▶ _Listing_
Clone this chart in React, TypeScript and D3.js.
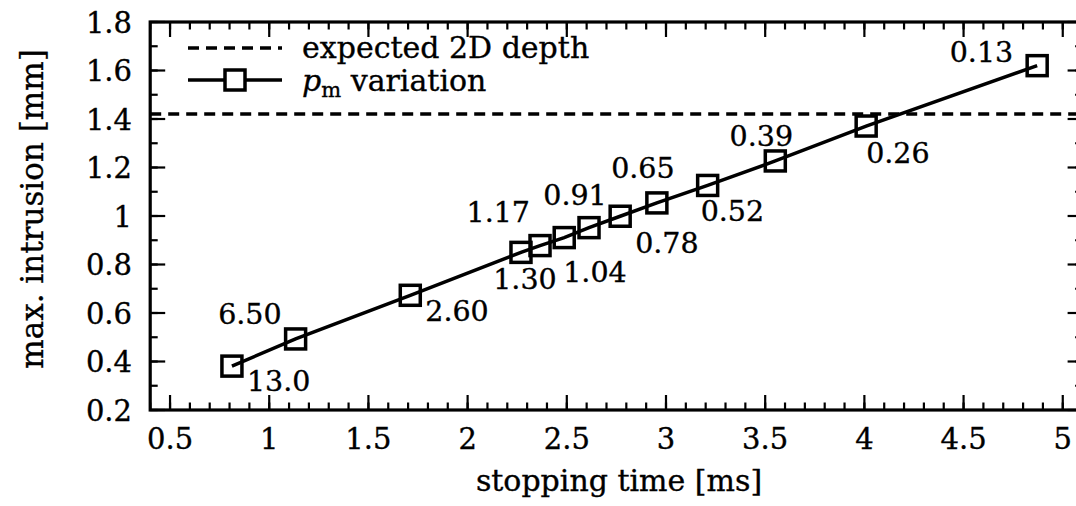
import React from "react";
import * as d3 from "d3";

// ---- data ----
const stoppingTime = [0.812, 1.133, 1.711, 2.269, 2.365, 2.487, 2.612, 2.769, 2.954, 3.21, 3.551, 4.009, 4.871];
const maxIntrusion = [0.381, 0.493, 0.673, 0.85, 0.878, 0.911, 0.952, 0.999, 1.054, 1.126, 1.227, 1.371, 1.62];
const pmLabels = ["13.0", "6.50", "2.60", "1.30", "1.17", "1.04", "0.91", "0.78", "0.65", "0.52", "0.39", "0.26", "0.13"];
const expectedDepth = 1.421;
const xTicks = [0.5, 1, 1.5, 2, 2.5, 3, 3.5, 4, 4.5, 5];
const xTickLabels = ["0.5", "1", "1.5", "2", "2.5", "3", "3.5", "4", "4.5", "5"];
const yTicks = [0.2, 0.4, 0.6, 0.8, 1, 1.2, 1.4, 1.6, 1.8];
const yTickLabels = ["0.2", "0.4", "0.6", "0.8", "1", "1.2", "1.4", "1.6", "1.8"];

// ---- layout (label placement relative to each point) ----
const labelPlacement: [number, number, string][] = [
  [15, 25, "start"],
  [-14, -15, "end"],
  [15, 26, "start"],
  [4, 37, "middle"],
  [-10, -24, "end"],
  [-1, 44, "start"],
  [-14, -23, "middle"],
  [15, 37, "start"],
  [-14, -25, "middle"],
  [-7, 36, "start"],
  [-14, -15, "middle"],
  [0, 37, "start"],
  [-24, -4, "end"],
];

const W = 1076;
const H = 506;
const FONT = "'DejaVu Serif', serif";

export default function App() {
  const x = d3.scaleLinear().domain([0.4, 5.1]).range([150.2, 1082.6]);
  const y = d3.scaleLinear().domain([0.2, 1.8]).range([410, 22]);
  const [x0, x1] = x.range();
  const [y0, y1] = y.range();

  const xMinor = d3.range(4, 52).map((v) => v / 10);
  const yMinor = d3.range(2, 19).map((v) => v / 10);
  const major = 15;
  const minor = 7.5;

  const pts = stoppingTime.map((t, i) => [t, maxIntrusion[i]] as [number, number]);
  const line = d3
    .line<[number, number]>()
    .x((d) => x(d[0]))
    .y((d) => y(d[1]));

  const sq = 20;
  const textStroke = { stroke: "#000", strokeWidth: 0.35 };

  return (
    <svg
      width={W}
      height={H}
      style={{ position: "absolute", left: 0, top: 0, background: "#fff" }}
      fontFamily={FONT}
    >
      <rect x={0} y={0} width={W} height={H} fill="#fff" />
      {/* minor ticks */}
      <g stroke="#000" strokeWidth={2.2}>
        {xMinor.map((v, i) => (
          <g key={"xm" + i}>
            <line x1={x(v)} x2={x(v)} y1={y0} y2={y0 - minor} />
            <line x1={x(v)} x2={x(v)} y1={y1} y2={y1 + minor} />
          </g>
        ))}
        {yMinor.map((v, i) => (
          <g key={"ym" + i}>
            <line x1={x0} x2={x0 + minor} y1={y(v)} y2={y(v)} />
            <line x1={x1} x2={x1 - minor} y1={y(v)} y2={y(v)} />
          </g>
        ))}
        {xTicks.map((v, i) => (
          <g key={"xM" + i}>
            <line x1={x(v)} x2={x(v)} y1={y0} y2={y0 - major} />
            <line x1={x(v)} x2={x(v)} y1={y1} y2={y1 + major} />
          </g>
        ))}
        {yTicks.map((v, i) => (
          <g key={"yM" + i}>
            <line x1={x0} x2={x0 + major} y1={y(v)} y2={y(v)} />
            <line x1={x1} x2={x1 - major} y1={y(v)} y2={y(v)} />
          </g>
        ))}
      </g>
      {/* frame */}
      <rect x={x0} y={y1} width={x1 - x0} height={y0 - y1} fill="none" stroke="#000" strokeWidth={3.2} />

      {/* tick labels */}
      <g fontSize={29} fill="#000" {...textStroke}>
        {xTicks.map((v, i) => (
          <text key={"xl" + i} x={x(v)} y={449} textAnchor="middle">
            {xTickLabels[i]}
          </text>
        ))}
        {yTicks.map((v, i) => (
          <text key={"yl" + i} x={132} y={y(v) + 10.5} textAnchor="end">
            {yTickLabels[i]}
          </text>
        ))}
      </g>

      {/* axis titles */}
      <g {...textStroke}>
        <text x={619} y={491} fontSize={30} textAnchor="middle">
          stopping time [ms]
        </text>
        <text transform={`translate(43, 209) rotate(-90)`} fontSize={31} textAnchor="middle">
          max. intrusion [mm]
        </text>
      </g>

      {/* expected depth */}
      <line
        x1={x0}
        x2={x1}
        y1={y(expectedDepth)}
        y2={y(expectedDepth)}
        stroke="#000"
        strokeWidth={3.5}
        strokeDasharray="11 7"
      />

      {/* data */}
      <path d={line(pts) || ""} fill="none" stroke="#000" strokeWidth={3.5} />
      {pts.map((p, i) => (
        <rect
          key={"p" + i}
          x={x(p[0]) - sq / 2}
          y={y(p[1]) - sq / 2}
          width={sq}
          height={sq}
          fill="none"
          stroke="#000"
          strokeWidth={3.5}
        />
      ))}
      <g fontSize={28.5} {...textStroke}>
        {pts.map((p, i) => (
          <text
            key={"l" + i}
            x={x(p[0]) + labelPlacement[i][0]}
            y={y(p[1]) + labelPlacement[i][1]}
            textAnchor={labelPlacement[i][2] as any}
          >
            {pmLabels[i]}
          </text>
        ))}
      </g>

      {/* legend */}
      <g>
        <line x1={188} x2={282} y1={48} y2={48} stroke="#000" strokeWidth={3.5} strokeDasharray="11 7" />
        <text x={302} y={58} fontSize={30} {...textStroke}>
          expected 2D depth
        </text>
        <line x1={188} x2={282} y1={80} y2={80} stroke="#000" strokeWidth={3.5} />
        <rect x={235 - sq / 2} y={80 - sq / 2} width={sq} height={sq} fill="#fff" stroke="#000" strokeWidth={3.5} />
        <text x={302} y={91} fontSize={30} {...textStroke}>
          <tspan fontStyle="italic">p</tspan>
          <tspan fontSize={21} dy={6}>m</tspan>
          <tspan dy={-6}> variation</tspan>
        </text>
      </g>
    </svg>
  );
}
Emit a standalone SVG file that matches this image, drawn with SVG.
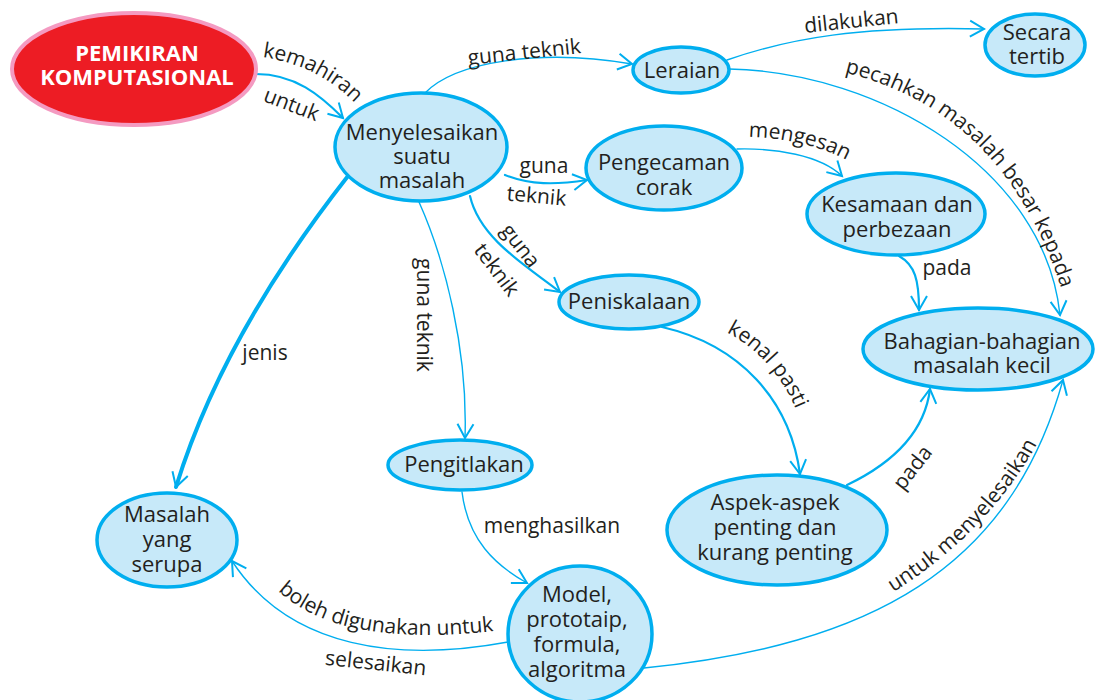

▶ _Work to complete_
From the opening line of the listing above through the line bearing "import * as", repeat each line exactly. Drop every picture.

▶ _Output of the task_
Clone this chart in React, TypeScript and D3.js.
import React from "react";
import * as d3 from "d3";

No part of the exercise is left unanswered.